1- Do not assign the port 5000 as a tracking uri.

2- mlflow ui --backend-store-uri /path/to/mlruns/

In [None]:
# Load configuration
from torchinfo import summary
from datetime import datetime
import mlflow
from mlflow.models import infer_signature
 

# Before running the below code, one has to run the mlflow server so that
# it starts tracking the experiments: open a terminal

mlflow.set_tracking_uri("http://localhost:5000")
version =get_dataset_version_from_darwin(pathconfig['dataset_name'], 'digital-production')
experiment_name = pathconfig['dataset_name'] + '_V' + version +  "_" + model_config['model_name'] + "_" + model_config['backbone_name'] + "_" + datetime.now().strftime("%Y%m%d_%H%M%S")
experiment_name

mlflow.set_experiment(experiment_name = experiment_name)

In [None]:

config_path = '/home/naro/projects/Rumex/config/model_config.json'
config = load_config(config_path)

with mlflow.start_run():
    params = config
    # Log training parameters.
    mlflow.log_params(params)

    # Log model summary.
    with open("model_summary.txt", "w") as f:
        f.write(str(summary(model)))
    mlflow.log_artifact("model_summary.txt")

    train_model(model, train_loader, val_loader, config, device)
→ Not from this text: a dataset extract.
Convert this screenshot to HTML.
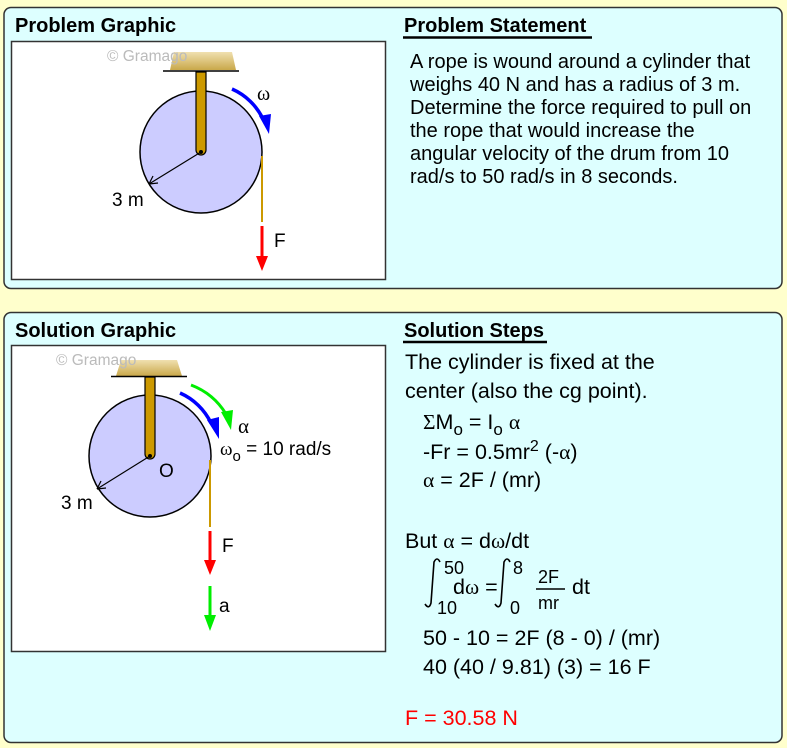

    # Save the trained model to MLflow.
    mlflow.pytorch.log_model(model, "model")

In [None]:
run_name = 'Saturday'
with mlflow.start_run(run_name=run_name) as run:  # This will be the detailed run name (a child inside an experiment)
    # Log parameters
    mlflow.log_params({
        "architecture": config['architecture'],
        "optimizer": config.get('optimizer', 'sgd'),
        "learning_rate": config['learning_rate'],
        "batch_size": train_loader.batch_size if hasattr(train_loader, 'batch_size') else config.get('batch_size', 8),
        "num_epochs": config['epochs'],
    })
    
    # Get run ID for artifact paths
    run_id = run.info.run_id
    print(f"MLflow Run ID: {run_id}")
    print(f"Tracking URI: {mlflow.get_tracking_uri()}")
    
    # Setup optimizer
    params = [p for p in model.parameters() if p.requires_grad]
    
    # Optimizer
    if config.get('optimizer') == 'adam':
        optimizer = torch.optim.Adam(params, lr=config['learning_rate'], weight_decay=0.0005)
    else:
        optimizer = torch.optim.SGD(params, lr=config['learning_rate'], momentum=0.9, weight_decay=0.0005)
    
    lr_scheduler = torch.optim.lr_scheduler.StepLR(optimizer, step_size=3, gamma=0.1)

    # Track best model
    best_map_50 = 0
    best_model_path = os.path.join(config.get('models_dir', './models'), f'best_model_{run_id}.pth')
    
    # Ensure models directory exists
    os.makedirs(os.path.dirname(best_model_path), exist_ok=True)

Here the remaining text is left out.